The hens stop laying. The lawns are white with frost. For a couple of hours the sun shines then darkness descends.

It must be the winter solstice.

June and July in Tasmania are the depth of winter. "As the days lengthen, the cold does strengthen," says the old proverb.

A few ginkgo biloba tablets help keep the chilblains at bay, but I feel like my car – a few dents, slow to start in the mornings and not much charge left in the battery.

The end of the month was a tiring couple of days. For the second Thursday in a row, the photocopier broke down at the vital moment. Very aggravating indeed.

My sister complained that I'm not assertive enough when making complaints. It's just not in my nature to say "Get your **** down here and fix this **** machine before I **** !"

The next morning was icy cold - only 1º in the Celsius scale, which is about 34º in the old scale. I waited by the phone until they rang and made an appointment to fix the machine. A little while after that, just as my sister was starting breakfast, another phone call. "Julie, it's Coralie. Are you still coming round for lunch?" "Aaaaagh!" she said and ran out of the room.

So she went flying off while I donned my galoshes and traipsed around her place feeding the animals. I didn't have much time to spare but I got through everything (except nursing the cats - "there's a time and place for everything" I told them).

Arrived at the office two minutes before the service van. They spent almost 2½ hours pulling the machine to pieces, testing it then pulling it to pieces again.

Finally they announced there seemed to be some gears that weren't meshing. That sounded reasonable. The next time they put the machine back together it actually worked.

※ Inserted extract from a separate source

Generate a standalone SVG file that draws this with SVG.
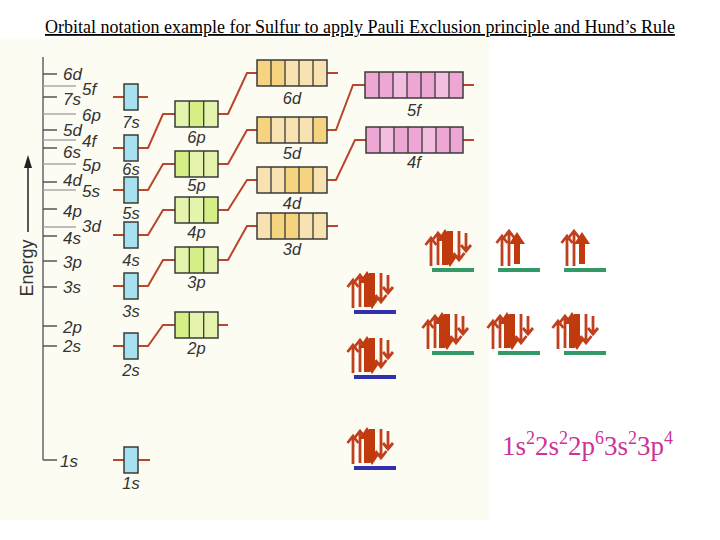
<svg xmlns="http://www.w3.org/2000/svg" xmlns:xlink="http://www.w3.org/1999/xlink" width="720" height="540" viewBox="0 0 720 540">
<style>
.lbl{font-family:"Liberation Sans","DejaVu Sans",sans-serif;font-size:16.5px;font-style:italic;fill:#333;}
.stub{stroke:#b8462a;stroke-width:2;fill:none;}
.box{fill:none;stroke:#3a3a3a;stroke-width:1.5;}
.div{stroke:#3a3a3a;stroke-width:1.3;}
.s{fill:#a6e1ef;}
.p1{fill:#d6ee86;} .p2{fill:#e4f4ac;}
.d1{fill:#f6d37f;} .d2{fill:#f9e2b2;}
.f1{fill:#eea6d4;} .f2{fill:#f3bde0;}
.tick{stroke:#555;stroke-width:1.5;}
.tickl{stroke:#aaa;stroke-width:1.5;}
.arr{fill:#c13a0e;}
.thin{stroke:#c0401e;stroke-width:2.8;fill:none;}
.blue{stroke:#3030b0;stroke-width:4;}
.green{stroke:#339966;stroke-width:4;}
</style>
<defs>
<g id="pair">
<path class="thin" d="M2,-2 V-30 M-3.5,-23 L2,-30 L7.5,-23"/>
<path class="thin" d="M9,-3 V-35 M3.5,-28 L9,-35 L14.5,-28"/>
<polygon class="arr" points="16,-39 24,-27 19,-27 19,-3 13,-3 13,-27 8,-27"/>
<polygon class="arr" points="21,-1 29,-13 24,-13 24,-37 18,-37 18,-13 13,-13"/>
<path class="thin" d="M30,-37 V-8 M24.5,-15 L30,-8 L35.5,-15"/>
<path class="thin" d="M37,-35 V-17 M32,-23 L37,-17 L42,-23"/>
</g>
<g id="half">
<path class="thin" d="M4,-2 V-32 M-1.5,-25 L4,-32 L9.5,-25"/>
<path class="thin" d="M11,-2 V-37 M5.5,-30 L11,-37 L16.5,-30"/>
<polygon class="arr" points="19,-36 27,-24 22,-24 22,-4 16,-4 16,-24 11,-24"/>
</g>
</defs>
<rect x="0" y="0" width="720" height="540" fill="#ffffff"/>
<rect x="0" y="38" width="490" height="482" fill="#fdfcf3"/>

<text x="45" y="33" font-family="Liberation Serif, serif" font-size="18" text-decoration="underline" fill="#000">Orbital notation example for Sulfur to apply Pauli Exclusion principle and Hund’s Rule</text>

<g id="axis">
<line x1="43" y1="57" x2="43" y2="460" stroke="#8a8a8a" stroke-width="2"/>
<g class="tick">
<line x1="43" y1="74" x2="57" y2="74"/><line x1="43" y1="97" x2="57" y2="97"/><line x1="43" y1="130" x2="57" y2="130"/>
<line x1="43" y1="148" x2="57" y2="148"/><line x1="43" y1="182" x2="57" y2="182"/><line x1="43" y1="209" x2="57" y2="209"/>
<line x1="43" y1="236" x2="57" y2="236"/><line x1="43" y1="261" x2="57" y2="261"/><line x1="43" y1="287" x2="57" y2="287"/>
<line x1="43" y1="326" x2="57" y2="326"/><line x1="43" y1="346" x2="57" y2="346"/><line x1="43" y1="460" x2="57" y2="460"/>
</g>
<g class="tickl">
<line x1="43" y1="86" x2="76" y2="86"/><line x1="43" y1="114" x2="76" y2="114"/><line x1="43" y1="140" x2="76" y2="140"/>
<line x1="43" y1="164" x2="76" y2="164"/><line x1="43" y1="190" x2="76" y2="190"/><line x1="43" y1="227" x2="76" y2="227"/>
</g>
<g class="lbl" style="font-size:17px">
<text x="63" y="80">6d</text><text x="63" y="105">7s</text><text x="63" y="136">5d</text><text x="63" y="158">6s</text>
<text x="63" y="186">4d</text><text x="63" y="217">4p</text><text x="63" y="244">4s</text><text x="63" y="268">3p</text>
<text x="63" y="293">3s</text><text x="63" y="333">2p</text><text x="63" y="352">2s</text><text x="60" y="467">1s</text>
<text x="82" y="95">5f</text><text x="82" y="121">6p</text><text x="82" y="147">4f</text><text x="82" y="171">5p</text>
<text x="82" y="197">5s</text><text x="82" y="232">3d</text>
</g>
<line x1="28" y1="166" x2="28" y2="232" stroke="#222" stroke-width="1.5"/>
<polygon points="28,155 24,168 32,168" fill="#222"/>
<text transform="translate(33,268) rotate(-90)" text-anchor="middle" font-family="Liberation Sans, sans-serif" font-size="18" fill="#333">Energy</text>
</g>

<g id="connectors" class="stub">
<path d="M113,97 H124 M113,148 H124 M113,190 H124 M113,235 H124 M113,286 H124 M113,346 H124 M113,460 H124"/>
<path d="M138,97 H148"/>
<path d="M138,148 H148 L163,114 H175"/>
<path d="M138,190 H148 L163,164 H175"/>
<path d="M138,235 H148 L163,210 H175"/>
<path d="M138,286 H148 L163,260 H175"/>
<path d="M138,346 H148 L163,325 H175"/>
<path d="M138,460 H150"/>
<path d="M218,114 H228 L247,73 H257"/>
<path d="M218,164 H228 L247,130 H257"/>
<path d="M218,210 H228 L247,180 H257"/>
<path d="M218,260 H228 L247,226 H257"/>
<path d="M218,325 H228"/>
<path d="M327,73 H338"/>
<path d="M327,130 H336 L353,85 H365"/>
<path d="M327,180 H336 L355,140 H366"/>
<path d="M327,226 H338"/>
<path d="M463,85 H474 M463,140 H474"/>
</g>

<g id="o-7s"><rect class="s" x="124" y="84" width="14" height="26"/><rect class="box" x="124" y="84" width="14" height="26"/><text class="lbl" x="131" y="128" text-anchor="middle">7s</text></g>
<g id="o-6s"><rect class="s" x="124" y="135" width="14" height="26"/><rect class="box" x="124" y="135" width="14" height="26"/><text class="lbl" x="131" y="175" text-anchor="middle">6s</text></g>
<g id="o-5s"><rect class="s" x="124" y="177" width="14" height="26"/><rect class="box" x="124" y="177" width="14" height="26"/><text class="lbl" x="131" y="219" text-anchor="middle">5s</text></g>
<g id="o-4s"><rect class="s" x="124" y="222" width="14" height="26"/><rect class="box" x="124" y="222" width="14" height="26"/><text class="lbl" x="131" y="266" text-anchor="middle">4s</text></g>
<g id="o-3s"><rect class="s" x="124" y="273" width="14" height="26"/><rect class="box" x="124" y="273" width="14" height="26"/><text class="lbl" x="131" y="317" text-anchor="middle">3s</text></g>
<g id="o-2s"><rect class="s" x="124" y="333" width="14" height="26"/><rect class="box" x="124" y="333" width="14" height="26"/><text class="lbl" x="131" y="376" text-anchor="middle">2s</text></g>
<g id="o-1s"><rect class="s" x="124" y="447" width="14" height="26"/><rect class="box" x="124" y="447" width="14" height="26"/><text class="lbl" x="131" y="489" text-anchor="middle">1s</text></g>

<g id="o-6p"><rect class="p2" x="175" y="101" width="14.3" height="26"/><rect class="p1" x="189.3" y="101" width="14.4" height="26"/><rect class="p2" x="203.7" y="101" width="14.3" height="26"/>
<path class="div" d="M189.3,101 V127 M203.7,101 V127"/><rect class="box" x="175" y="101" width="43" height="26"/><text class="lbl" x="196.5" y="143" text-anchor="middle">6p</text></g>
<g id="o-5p"><rect class="p1" x="175" y="151" width="14.3" height="26"/><rect class="p2" x="189.3" y="151" width="14.4" height="26"/><rect class="p2" x="203.7" y="151" width="14.3" height="26"/>
<path class="div" d="M189.3,151 V177 M203.7,151 V177"/><rect class="box" x="175" y="151" width="43" height="26"/><text class="lbl" x="196.5" y="191" text-anchor="middle">5p</text></g>
<g id="o-4p"><rect class="p2" x="175" y="197" width="14.3" height="26"/><rect class="p2" x="189.3" y="197" width="14.4" height="26"/><rect class="p1" x="203.7" y="197" width="14.3" height="26"/>
<path class="div" d="M189.3,197 V223 M203.7,197 V223"/><rect class="box" x="175" y="197" width="43" height="26"/><text class="lbl" x="196.5" y="238" text-anchor="middle">4p</text></g>
<g id="o-3p"><rect class="p2" x="175" y="247" width="14.3" height="26"/><rect class="p1" x="189.3" y="247" width="14.4" height="26"/><rect class="p2" x="203.7" y="247" width="14.3" height="26"/>
<path class="div" d="M189.3,247 V273 M203.7,247 V273"/><rect class="box" x="175" y="247" width="43" height="26"/><text class="lbl" x="196.5" y="288" text-anchor="middle">3p</text></g>
<g id="o-2p"><rect class="p1" x="175" y="312" width="14.3" height="26"/><rect class="p2" x="189.3" y="312" width="14.4" height="26"/><rect class="p2" x="203.7" y="312" width="14.3" height="26"/>
<path class="div" d="M189.3,312 V338 M203.7,312 V338"/><rect class="box" x="175" y="312" width="43" height="26"/><text class="lbl" x="196.5" y="354" text-anchor="middle">2p</text></g>

<g id="o-6d"><rect class="d1" x="257" y="60" width="14" height="26"/><rect class="d1" x="271" y="60" width="14" height="26"/><rect class="d2" x="285" y="60" width="14" height="26"/><rect class="d2" x="299" y="60" width="14" height="26"/><rect class="d2" x="313" y="60" width="14" height="26"/>
<path class="div" d="M271,60 V86 M285,60 V86 M299,60 V86 M313,60 V86"/><rect class="box" x="257" y="60" width="70" height="26"/><text class="lbl" x="292" y="104" text-anchor="middle">6d</text></g>
<g id="o-5d"><rect class="d1" x="257" y="117" width="14" height="26"/><rect class="d2" x="271" y="117" width="14" height="26"/><rect class="d2" x="285" y="117" width="14" height="26"/><rect class="d2" x="299" y="117" width="14" height="26"/><rect class="d1" x="313" y="117" width="14" height="26"/>
<path class="div" d="M271,117 V143 M285,117 V143 M299,117 V143 M313,117 V143"/><rect class="box" x="257" y="117" width="70" height="26"/><text class="lbl" x="292" y="159" text-anchor="middle">5d</text></g>
<g id="o-4d"><rect class="d2" x="257" y="167" width="14" height="26"/><rect class="d2" x="271" y="167" width="14" height="26"/><rect class="d1" x="285" y="167" width="14" height="26"/><rect class="d1" x="299" y="167" width="14" height="26"/><rect class="d2" x="313" y="167" width="14" height="26"/>
<path class="div" d="M271,167 V193 M285,167 V193 M299,167 V193 M313,167 V193"/><rect class="box" x="257" y="167" width="70" height="26"/><text class="lbl" x="292" y="209" text-anchor="middle">4d</text></g>
<g id="o-3d"><rect class="d2" x="257" y="213" width="14" height="26"/><rect class="d1" x="271" y="213" width="14" height="26"/><rect class="d1" x="285" y="213" width="14" height="26"/><rect class="d2" x="299" y="213" width="14" height="26"/><rect class="d2" x="313" y="213" width="14" height="26"/>
<path class="div" d="M271,213 V239 M285,213 V239 M299,213 V239 M313,213 V239"/><rect class="box" x="257" y="213" width="70" height="26"/><text class="lbl" x="292" y="255" text-anchor="middle">3d</text></g>

<g id="o-5f"><rect class="f1" x="365" y="72" width="98" height="26"/><rect class="f2" x="393" y="72" width="14" height="26"/><rect class="f2" x="435" y="72" width="14" height="26"/>
<path class="div" d="M379,72 V98 M393,72 V98 M407,72 V98 M421,72 V98 M435,72 V98 M449,72 V98"/><rect class="box" x="365" y="72" width="98" height="26"/><text class="lbl" x="414" y="116" text-anchor="middle">5f</text></g>
<g id="o-4f"><rect class="f1" x="366" y="127" width="97" height="26"/><rect class="f2" x="380" y="127" width="14" height="26"/><rect class="f2" x="422" y="127" width="14" height="26"/>
<path class="div" d="M380,127 V153 M394,127 V153 M408,127 V153 M422,127 V153 M436,127 V153 M450,127 V153"/><rect class="box" x="366" y="127" width="97" height="26"/><text class="lbl" x="414" y="168" text-anchor="middle">4f</text></g>

<g id="e-3s"><line class="blue" x1="354" y1="312" x2="396" y2="312"/><use xlink:href="#pair" href="#pair" transform="translate(351,310)"/></g>
<g id="e-2s"><line class="blue" x1="354" y1="377" x2="396" y2="377"/><use xlink:href="#pair" href="#pair" transform="translate(351,375)"/></g>
<g id="e-1s"><line class="blue" x1="354" y1="468" x2="396" y2="468"/><use xlink:href="#pair" href="#pair" transform="translate(351,466)"/></g>
<g id="e-3p">
<line class="green" x1="432" y1="270" x2="474" y2="270"/><line class="green" x1="498" y1="270" x2="540" y2="270"/><line class="green" x1="564" y1="270" x2="606" y2="270"/>
<use xlink:href="#pair" href="#pair" transform="translate(429,268)"/>
<use xlink:href="#half" href="#half" transform="translate(498,268)"/>
<use xlink:href="#half" href="#half" transform="translate(563,268)"/>
</g>
<g id="e-2p">
<line class="green" x1="432" y1="353" x2="474" y2="353"/><line class="green" x1="498" y1="353" x2="540" y2="353"/><line class="green" x1="564" y1="353" x2="606" y2="353"/>
<use xlink:href="#pair" href="#pair" transform="translate(426,351)"/>
<use xlink:href="#pair" href="#pair" transform="translate(491,351)"/>
<use xlink:href="#pair" href="#pair" transform="translate(556,351)"/>
</g>

<text id="config" x="502" y="455" font-family="Liberation Serif, serif" font-size="27" fill="#cc3399">1s<tspan dy="-11" font-size="18">2</tspan><tspan dy="11">2s</tspan><tspan dy="-11" font-size="18">2</tspan><tspan dy="11">2p</tspan><tspan dy="-11" font-size="18">6</tspan><tspan dy="11">3s</tspan><tspan dy="-11" font-size="18">2</tspan><tspan dy="11">3p</tspan><tspan dy="-11" font-size="18">4</tspan></text>
</svg>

And it only took them ten days.

So I did the weekend photocopying and (when my back stopped aching) drove home and made myself a sandwich and a mug of hot chocolate. That last item may have been a mistake, since I felt so tired and sleepy I almost dozed off in my chair.

That night was the monthly concert at the Moonah Arts Centre but the last thing I felt like was dragging myself out on a winter's evening. Where's the listing to see what's on... Hmmm, 15th century choral music. I can live without that.

Saturday morning I was so tired it took me a long time to drag myself out of bed. I had to urge Julie into action - she had another lunch appointment. We fed her animals and raced back so she wouldn't be late. This just gave me time to snatch a cup of coffee and be ready for a visit from Kay and Chris who drop around every second Saturday.

I'm always tired lately. Every day of every week. I seem to be constantly struggling through the quagmire that is everyday living.

Of course it doesn't help that I haven't had a holiday since 1989.

There are all sorts of things available for free on the internet, including music. I've got to say that Accuradio has a truly amazing range of music available for free listening.

There are 24 main channels, and each one has between three and thirty sub-channels. There's even a sub-channel devoted just to all the different versions of "White Christmas" !

If you can't find something to interest you here, you're very hard to please.